The library
The library is where you find toolkits to install. It’s a browsable catalogue inside your Jootle instance, kept fresh from the platform.
You don’t have to leave Jootle to install. You don’t have to download anything (unless you want to import a .jtf.json directly). You don’t have to configure files. The flow is: open the library, find a toolkit, install it.
Library status
Section titled “Library status”The library is being populated as the Jootle team finishes packaging toolkits. Check the storefront from your instance — Tools → Library — for the current catalogue. This page will be updated as toolkits become available. If a toolkit you’re expecting isn’t showing yet, it isn’t ready to publish; ask your Jootle for status.
Opening the library
Section titled “Opening the library”In the sidebar, find Tools → Library. The library view shows:
- Featured toolkits. Curated picks for what most customers find useful first.
- Categories. Productivity, content, finance, governance, personal, and so on.
- Search. Type what you’re looking for.
- Recently added. New toolkits that have shipped.

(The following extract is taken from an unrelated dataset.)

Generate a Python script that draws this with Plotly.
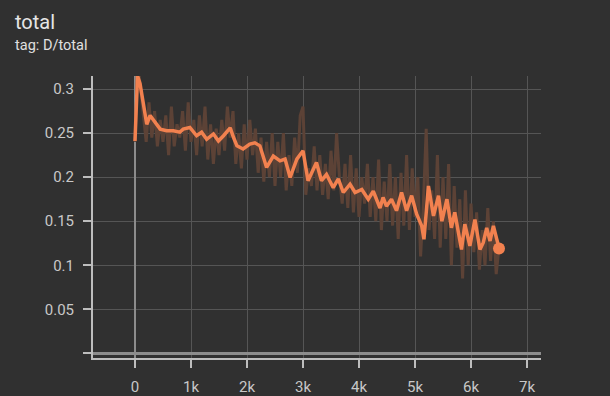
import plotly.graph_objects as go

# raw values, every 50 steps
raw_steps = list(range(0, 6501, 50))
raw_vals = [0.24, 0.33, 0.30, 0.27, 0.24, 0.285, 0.245, 0.275, 0.235, 0.265,
            0.24, 0.27, 0.225, 0.28, 0.235, 0.26, 0.245, 0.275, 0.23, 0.285,
            0.24, 0.265, 0.225, 0.27, 0.235, 0.28, 0.22, 0.26, 0.215, 0.255,
            0.225, 0.265, 0.23, 0.28, 0.245, 0.275, 0.215, 0.25, 0.21, 0.26,
            0.22, 0.265, 0.225, 0.255, 0.205, 0.245, 0.195, 0.24, 0.20, 0.25,
            0.19, 0.24, 0.20, 0.25, 0.185, 0.225, 0.19, 0.245, 0.205, 0.27,
            0.28, 0.18, 0.21, 0.19, 0.235, 0.185, 0.225, 0.18, 0.215, 0.175,
            0.23, 0.185, 0.25, 0.20, 0.17, 0.215, 0.165, 0.225, 0.16, 0.21,
            0.155, 0.20, 0.17, 0.215, 0.155, 0.20, 0.15, 0.22, 0.14, 0.195,
            0.15, 0.215, 0.145, 0.20, 0.13, 0.205, 0.145, 0.225, 0.14, 0.21,
            0.155, 0.20, 0.11, 0.17, 0.255, 0.14, 0.185, 0.13, 0.225, 0.12,
            0.20, 0.13, 0.215, 0.10, 0.19, 0.12, 0.175, 0.085, 0.185, 0.10,
            0.17, 0.115, 0.16, 0.095, 0.14, 0.10, 0.165, 0.105, 0.15, 0.09,
            0.12]

# smoothed values
smooth_steps = [0, 45, 90, 150, 210, 270, 360, 450, 565, 685, 800, 860, 980,
                1100, 1190, 1280, 1400, 1490, 1580, 1700, 1760, 1820, 1930,
                2050, 2140, 2230, 2350, 2470, 2590, 2680, 2770, 2890, 3000,
                3090, 3240, 3330, 3420, 3540, 3630, 3720, 3840, 3930, 4050,
                4165, 4255, 4375, 4430, 4490, 4580, 4670, 4760, 4850, 4940,
                5030, 5120, 5160, 5240, 5330, 5420, 5480, 5570, 5650, 5710,
                5830, 5890, 5980, 6070, 6160, 6220, 6280, 6340, 6400, 6490,
                6500]
smooth_vals = [0.241, 0.315, 0.306, 0.28, 0.26, 0.27, 0.262, 0.2545, 0.2526,
               0.2526, 0.251, 0.2545, 0.2564, 0.247, 0.251, 0.243, 0.249, 0.241,
               0.247, 0.256, 0.245, 0.2356, 0.232, 0.2375, 0.239, 0.2356, 0.211,
               0.224, 0.2185, 0.2205, 0.1996, 0.2205, 0.23, 0.196, 0.2167, 0.196,
               0.203, 0.188, 0.198, 0.1826, 0.192, 0.1826, 0.186, 0.175, 0.184,
               0.165, 0.177, 0.167, 0.175, 0.162, 0.1826, 0.162, 0.179, 0.158,
               0.1447, 0.1295, 0.190, 0.156, 0.179, 0.150, 0.175, 0.1425, 0.16,
               0.118, 0.1466, 0.122, 0.152, 0.118, 0.126, 0.1425, 0.1276, 0.1447,
               0.122, 0.119]

y_ticks = [0, 0.05, 0.1, 0.15, 0.2, 0.25, 0.3]
y_labels = ["", "0.05", "0.1", "0.15", "0.2", "0.25", "0.3"]
x_ticks = [0, 1000, 2000, 3000, 4000, 5000, 6000, 7000]
x_labels = ["0", "1k", "2k", "3k", "4k", "5k", "6k", "7k"]

BG = "#303030"
ORANGE = "#f2814f"
RAW = "#5c4236"
GRID = "#555555"
ZERO = "#8c8c8c"
AXIS = "#bdbdbd"
TXT = "#c8c8c8"

fig = go.Figure()
fig.add_trace(go.Scatter(x=raw_steps, y=raw_vals, mode="lines",
                         line=dict(color=RAW, width=3), hoverinfo="skip"))
fig.add_trace(go.Scatter(x=smooth_steps, y=smooth_vals, mode="lines",
                         line=dict(color=ORANGE, width=3.5)))
fig.add_trace(go.Scatter(x=[smooth_steps[-1]], y=[smooth_vals[-1]], mode="markers",
                         marker=dict(color=ORANGE, size=12)))

L, R, T, B = 93, 69, 76, 38
pw = 610 - L - R
ph = 396 - T - B

fig.update_layout(
    width=610, height=396,
    paper_bgcolor=BG, plot_bgcolor=BG,
    showlegend=False,
    margin=dict(l=L, r=R, t=T, b=B, autoexpand=False),
    font=dict(family="Roboto", color=TXT, size=14),
    annotations=[
        dict(text="total", x=(13 - L) / pw, y=1 + (T - 8) / ph, xref="paper", yref="paper",
             showarrow=False, xanchor="left", yanchor="top",
             font=dict(size=20, color="#e6e6e6")),
        dict(text="tag: D/total", x=(13 - L) / pw, y=1 + (T - 35) / ph, xref="paper",
             yref="paper", showarrow=False, xanchor="left", yanchor="top",
             font=dict(size=14.5, color="#e0e0e0")),
    ],
)

fig.update_xaxes(range=[-750, 7250], tickvals=x_ticks, ticktext=x_labels,
                 automargin=False,
                 showgrid=True, gridcolor=GRID, gridwidth=1,
                 zeroline=True, zerolinecolor=ZERO, zerolinewidth=2,
                 showline=True, linecolor=AXIS, linewidth=2,
                 ticks="outside", ticklen=8, tickcolor=AXIS, tickwidth=2,
                 ticklabelstandoff=6, tickfont=dict(size=15, color=TXT))
fig.update_yaxes(range=[-0.0052, 0.3148], tickvals=y_ticks, ticktext=y_labels,
                 automargin=False,
                 showgrid=True, gridcolor=GRID, gridwidth=1,
                 zeroline=True, zerolinecolor=ZERO, zerolinewidth=3,
                 showline=True, linecolor=AXIS, linewidth=2,
                 ticks="outside", ticklen=8, tickcolor=AXIS, tickwidth=2,
                 ticklabelstandoff=6, tickfont=dict(size=15, color=TXT))

fig.write_html("out.html", config={"displayModeBar": False},
               post_script="document.body.style.margin='0';")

Each toolkit has a tile showing its name, a one-line description, and a badge for its source (Official or Community).
Toolkit sources
Section titled “Toolkit sources”A toolkit’s badge tells you who maintains it:
- Official. Built and maintained by Jootle.

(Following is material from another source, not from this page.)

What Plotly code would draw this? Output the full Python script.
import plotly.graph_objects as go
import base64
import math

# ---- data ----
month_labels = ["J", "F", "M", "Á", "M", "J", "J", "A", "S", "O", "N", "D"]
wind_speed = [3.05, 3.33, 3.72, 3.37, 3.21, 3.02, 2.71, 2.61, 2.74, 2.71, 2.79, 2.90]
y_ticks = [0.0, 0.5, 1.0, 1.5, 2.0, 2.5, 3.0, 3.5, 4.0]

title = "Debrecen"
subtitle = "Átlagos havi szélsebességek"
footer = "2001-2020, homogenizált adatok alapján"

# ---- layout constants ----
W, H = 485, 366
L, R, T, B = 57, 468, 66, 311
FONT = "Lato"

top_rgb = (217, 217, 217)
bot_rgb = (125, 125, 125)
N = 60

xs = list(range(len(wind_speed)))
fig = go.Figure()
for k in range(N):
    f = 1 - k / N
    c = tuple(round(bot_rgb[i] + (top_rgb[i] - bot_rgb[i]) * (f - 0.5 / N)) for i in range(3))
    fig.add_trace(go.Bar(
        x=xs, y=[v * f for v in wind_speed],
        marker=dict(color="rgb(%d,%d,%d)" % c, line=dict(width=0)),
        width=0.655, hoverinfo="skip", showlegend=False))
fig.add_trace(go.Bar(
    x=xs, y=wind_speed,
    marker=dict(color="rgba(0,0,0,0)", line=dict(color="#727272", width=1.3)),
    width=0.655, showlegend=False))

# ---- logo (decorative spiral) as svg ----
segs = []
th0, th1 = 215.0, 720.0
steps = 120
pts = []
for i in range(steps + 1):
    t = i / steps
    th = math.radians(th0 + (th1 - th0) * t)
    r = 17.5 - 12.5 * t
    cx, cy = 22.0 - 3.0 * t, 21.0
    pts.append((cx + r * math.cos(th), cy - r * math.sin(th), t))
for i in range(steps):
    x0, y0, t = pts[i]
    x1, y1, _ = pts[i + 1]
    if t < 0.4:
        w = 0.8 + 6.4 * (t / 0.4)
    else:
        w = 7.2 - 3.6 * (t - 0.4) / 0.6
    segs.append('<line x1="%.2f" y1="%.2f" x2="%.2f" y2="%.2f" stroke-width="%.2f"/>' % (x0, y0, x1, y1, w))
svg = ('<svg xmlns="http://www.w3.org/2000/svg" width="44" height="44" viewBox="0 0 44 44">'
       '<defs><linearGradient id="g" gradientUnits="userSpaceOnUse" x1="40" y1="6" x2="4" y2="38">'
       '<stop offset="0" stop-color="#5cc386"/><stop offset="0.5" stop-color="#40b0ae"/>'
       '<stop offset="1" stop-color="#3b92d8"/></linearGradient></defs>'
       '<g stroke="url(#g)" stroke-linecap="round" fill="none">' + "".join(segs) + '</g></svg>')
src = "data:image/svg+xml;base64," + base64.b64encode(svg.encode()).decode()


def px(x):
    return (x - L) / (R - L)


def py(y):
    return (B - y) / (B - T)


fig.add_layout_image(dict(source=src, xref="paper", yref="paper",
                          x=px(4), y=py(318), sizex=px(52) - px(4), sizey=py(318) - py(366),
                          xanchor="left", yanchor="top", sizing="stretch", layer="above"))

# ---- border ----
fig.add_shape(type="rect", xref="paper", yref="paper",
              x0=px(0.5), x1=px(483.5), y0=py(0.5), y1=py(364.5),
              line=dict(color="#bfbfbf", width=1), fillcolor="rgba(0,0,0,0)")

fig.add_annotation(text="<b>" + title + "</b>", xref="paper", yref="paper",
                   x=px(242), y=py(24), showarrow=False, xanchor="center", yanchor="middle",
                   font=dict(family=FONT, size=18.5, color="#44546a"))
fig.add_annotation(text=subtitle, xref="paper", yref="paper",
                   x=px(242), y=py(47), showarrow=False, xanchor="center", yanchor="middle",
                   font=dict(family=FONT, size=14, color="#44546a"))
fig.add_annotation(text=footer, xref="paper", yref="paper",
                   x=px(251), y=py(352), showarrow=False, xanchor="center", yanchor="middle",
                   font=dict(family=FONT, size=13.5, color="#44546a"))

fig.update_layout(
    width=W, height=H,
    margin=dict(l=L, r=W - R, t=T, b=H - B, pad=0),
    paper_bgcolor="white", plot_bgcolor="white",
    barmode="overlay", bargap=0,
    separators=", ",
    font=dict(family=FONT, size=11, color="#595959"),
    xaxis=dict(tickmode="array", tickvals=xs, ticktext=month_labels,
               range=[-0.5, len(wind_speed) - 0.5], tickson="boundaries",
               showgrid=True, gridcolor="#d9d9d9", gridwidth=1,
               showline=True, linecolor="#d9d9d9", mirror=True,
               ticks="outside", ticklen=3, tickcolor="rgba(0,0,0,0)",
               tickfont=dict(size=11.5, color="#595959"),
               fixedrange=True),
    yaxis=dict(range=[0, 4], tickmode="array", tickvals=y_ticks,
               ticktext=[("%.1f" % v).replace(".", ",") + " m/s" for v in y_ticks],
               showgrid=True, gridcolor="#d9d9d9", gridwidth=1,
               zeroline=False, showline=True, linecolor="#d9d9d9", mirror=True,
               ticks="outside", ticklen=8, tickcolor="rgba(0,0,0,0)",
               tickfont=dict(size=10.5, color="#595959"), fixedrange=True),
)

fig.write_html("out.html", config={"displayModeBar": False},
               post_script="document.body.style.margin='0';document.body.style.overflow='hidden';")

- Community. Built by someone else, submitted to the library, and reviewed.
We’re conservative about what makes it into the public library. Each community submission goes through review, and toolkits that include external connections (API keys, third-party services) get extra scrutiny.
A third source, Custom, exists for toolkits you (or your team) built for yourselves — these live in your instance, not the public library. See Building your own toolkits.
What a toolkit’s detail page tells you
Section titled “What a toolkit’s detail page tells you”Click any tile to see the detail page. It covers:
- What it does. A short description of the use case.
- What it adds. The specific sidebar entries, playbooks, entity types, widgets.
- What it requires. Any external services you’d need (a Stripe account, a Calendar integration, etc.).
- Source and version. Who built it and the toolkit version.
- The bill-of-materials. A precise list of what gets added to your instance.
If you’re considering a toolkit, read its detail page before installing. Two minutes there saves “huh, that wasn’t what I expected” later.
The install flow
Section titled “The install flow”Installing is one click on the detail page. What happens:
- The toolkit’s bundle is fetched from the library.
- Your instance shows you a preview — what entity types it will add, what playbooks, what menu entries, any conflicts with toolkits already installed.
- You confirm the install.
- The toolkit’s components register with your instance: sidebar entries, playbooks, entity types, widgets.
- The install completes. The new sidebar entry appears within seconds.
If the toolkit needs setup (e.g., paste an API key for an external service), a setup wizard runs after install.
You’re not asked to restart anything; your Jootle doesn’t need a refresh; you can start using the new capabilities immediately.
After installing: try one thing
Section titled “After installing: try one thing”After installing a toolkit, the best first move is to try one thing it adds. Don’t try to “learn the whole toolkit”; just use one feature.
The toolkit reveals itself as you use it. Most have onboarding walkthroughs on first open; those are worth following.
What can go wrong
Section titled “What can go wrong”Two cases worth knowing:
Toolkit conflicts. Rare. Two toolkits both want to claim the same entity slug (say note), for example. The preview dialog detects this before install and surfaces it; you decide whether to proceed.
Install fails partway. Even rarer, but if it happens you’ll see a clear error and the partial install is rolled back. Reach out to support if it’s not obvious.
Updates
Section titled “Updates”Library toolkits update when their maintainer (Jootle for official, the submitter for community) publishes a new version. You’ll see an “update available” indicator on the toolkit; one action applies it.
Custom (your-own) toolkits update when you re-import a newer version of the .jtf.json file.
Uninstalling from the library view
Section titled “Uninstalling from the library view”Each installed toolkit has an uninstall option in its detail page. Removing a toolkit is reversible (data is preserved by default); deleting a toolkit’s data is a separate explicit action and is irreversible.
Suggesting a toolkit
Section titled “Suggesting a toolkit”If there’s a toolkit you wish existed, tell us. Suggestions are how the library grows — the contact form, the feedback button in the library, or directly via email all work.
If you build a toolkit you’d be willing to share, the community submission flow is in the library’s settings. We review and publish if it fits.